First up was Shut Your Eyes And You'll Burst Into Flames, demonstrating that it is perfectly possible to crossbreed The Rapture and At The Drive-In. Not as much cowbell as the former, nor as much ragged screeching as the latter, they still manage to pack in the rhythmic workouts which characterise The Rapture's best moment and the raw heavy energy of ATD-I at their best. Unfortunately, they've also got a tendency towards the sort of clunky is-it-meaningful-is-it-bollocks lyric which both bands are guilty of. Still, there's something there, possibly just potential at the moment but they seem capable of thinking outside the narrow nu-rave parameters which the shower of glow would appear to lump them with.

The Ghost Frequency seem to represent a shift in the whole nu-rave movement away from using scratchy post-punk indie as the basis for keyboard augmented fun, towards using heavier role models. Imagine early Idlewild with booming synths, or a punk-pop answer to Enter Shikari's hardcore with keyboards stylings and an obsession with zombies, monsters and great song titles like "Never Before Have I Seen A Man Alive That Looks So Exactly Like A Skeleton". Wordy though it is, along with previous single "Nightmare", it is a set highlight. Coming across as slightly less inventive than SYEAYBIF, they were more popular with the crowd (dammit, stop dancing like a half remembered neon memory), although it's hard to see them succeeding without the impact already made by more succesful heavy synth acts like the aforementioned Enter Shikari and tonight's headliners, Hadouken!
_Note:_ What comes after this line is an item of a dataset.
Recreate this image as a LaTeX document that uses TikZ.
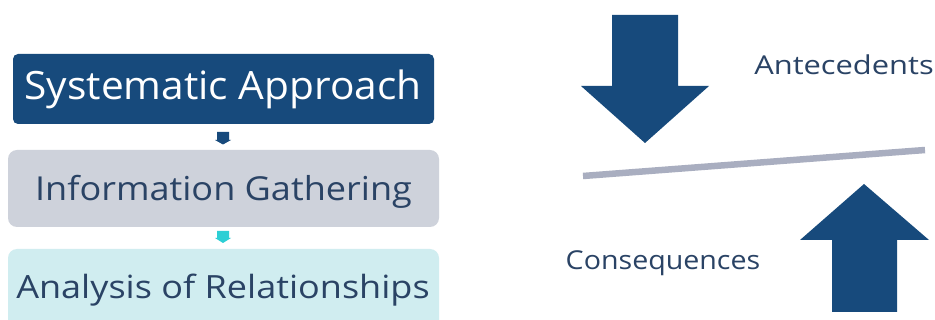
\documentclass[tikz,border=0pt]{standalone}
\usepackage{fontspec}
\setmainfont{Open Sans}
\usetikzlibrary{calc}
\definecolor{navy}{HTML}{174A7C}
\definecolor{inkblue}{HTML}{2A4365}
\definecolor{greybox}{HTML}{CED2DB}
\definecolor{palecyan}{HTML}{D0EDF0}
\definecolor{brightcyan}{HTML}{2CCFD5}
\definecolor{beam}{HTML}{A9AEC0}
\tikzset{
  x=1pt,y=-1pt,
  box/.style={rounded corners=5pt,inner sep=0pt,outer sep=0pt,anchor=north west},
  words/.style={inner sep=0pt,anchor=base,text=inkblue,transform shape}
}
\begin{document}
\begin{tikzpicture}
\clip (0,0) rectangle (935,320);
\fill[white] (0,0) rectangle (935,320);
\node[box,fill=navy,minimum width=421pt,minimum height=70pt] (sys) at (13,54) {};
\node[box,fill=greybox,minimum width=431pt,minimum height=77pt,rounded corners=9pt] (info) at (8,150) {};
\node[box,fill=palecyan,minimum width=431pt,minimum height=90pt,rounded corners=9pt] (ana) at (8,249) {};
\node[words,text=white,font=\fontsize{39}{44}\selectfont,xscale=1.042] (t1) at (223,99.5) {Systematic Approach};
\node[words,font=\fontsize{33}{38}\selectfont,xscale=1.093] (t2) at (223.5,200.5) {Information Gathering};
\node[words,font=\fontsize{32}{38}\selectfont,xscale=1.126] (t3) at (223,298.5) {Analysis of Relationships};
% small block arrows between boxes
\fill[navy] ($(sys.south)+(-6.5,8)$) -- ++(12,0) -- ++(0,8) -- ++(2,0) -- ($(info.north)+(-0.5,-5.5)$) -- ($(sys.south)+(-8.5,16)$) -- ++(2,0) -- cycle;
\fill[brightcyan] ($(info.south)+(-6.5,4)$) -- ++(12,0) -- ++(0,7) -- ++(2,0) -- ($(ana.north)+(-0.5,-6)$) -- ($(info.south)+(-8.5,11)$) -- ++(2,0) -- cycle;
% balance
\coordinate (beamL) at (583,176);
\coordinate (beamR) at (925,150);
\draw[beam,line width=6.5pt] (beamL) -- (beamR);
\fill[navy] (612,15) -- (678,15) -- (678,86) -- (709,86) -- (645,143) -- (581,86) -- (612,86) -- cycle;
\fill[navy] (832,312) -- (897,312) -- (897,240) -- (929,240) -- (864,184) -- (800,240) -- (832,240) -- cycle;
\node[words,font=\fontsize{26}{30}\selectfont,xscale=1.187] (ante) at (844,75) {Antecedents};
\node[words,font=\fontsize{26}{30}\selectfont,xscale=1.10] (cons) at (663,270) {Consequences};
\end{tikzpicture}
\end{document}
Hadouken! seem to be the latest indie Marmite. Some bemoan their, ahem, borrowings from the grime scene (although is it not a bit racist in itself to slag them off for taking grime influences because they're white?) and you can see why as James Smith drops the occasional clunker of a lyric (half of single "Liquid Lives"). But he's also capable of being quite good (the other half of 'Liquid Lives'), and the new songs take steps away from grime without losing their relatively distinctive edge. They manage to outclass both supports at their own game, which is promising in itself as neither are slouches.

They should be easily hateable, but there's genuine invention in Hadouken!'s game. They are so obviously the British equivalent of Linkin Park, it's untrue. A lot of young people are going to hate them for essentially being a pop band with slightly heavy guitars and more rapping than the usual, and a lot of old people will hate them for being too much like grime or metal. The rest of us, in the middle, should damn well give them a chance, because they're a good pop band. "Leap Of Faith" (their most sonically Linkin Park moment) is actually really rather great, especially live. "Dance Lesson" is responsible for one of the best lyrics of the year ("Don't have to look hard, you're not a gangsta/You live with your mum and you work in Asda"), whilst "That Boy That Girl" is a brilliant single. All are bashed out with energy to an already devoted crowd. It's hard to resist Smith - he comes across as someone who is enjoying making and performing his music, and it's infectious.

Not everyone will be convinced, and there will always be bands who will split opinion like this. I admit I didn't really want to like them (too much fawning NME hype) but sometimes the hype is right.

Now, anyone know how to wash glowstick juice out of clothes?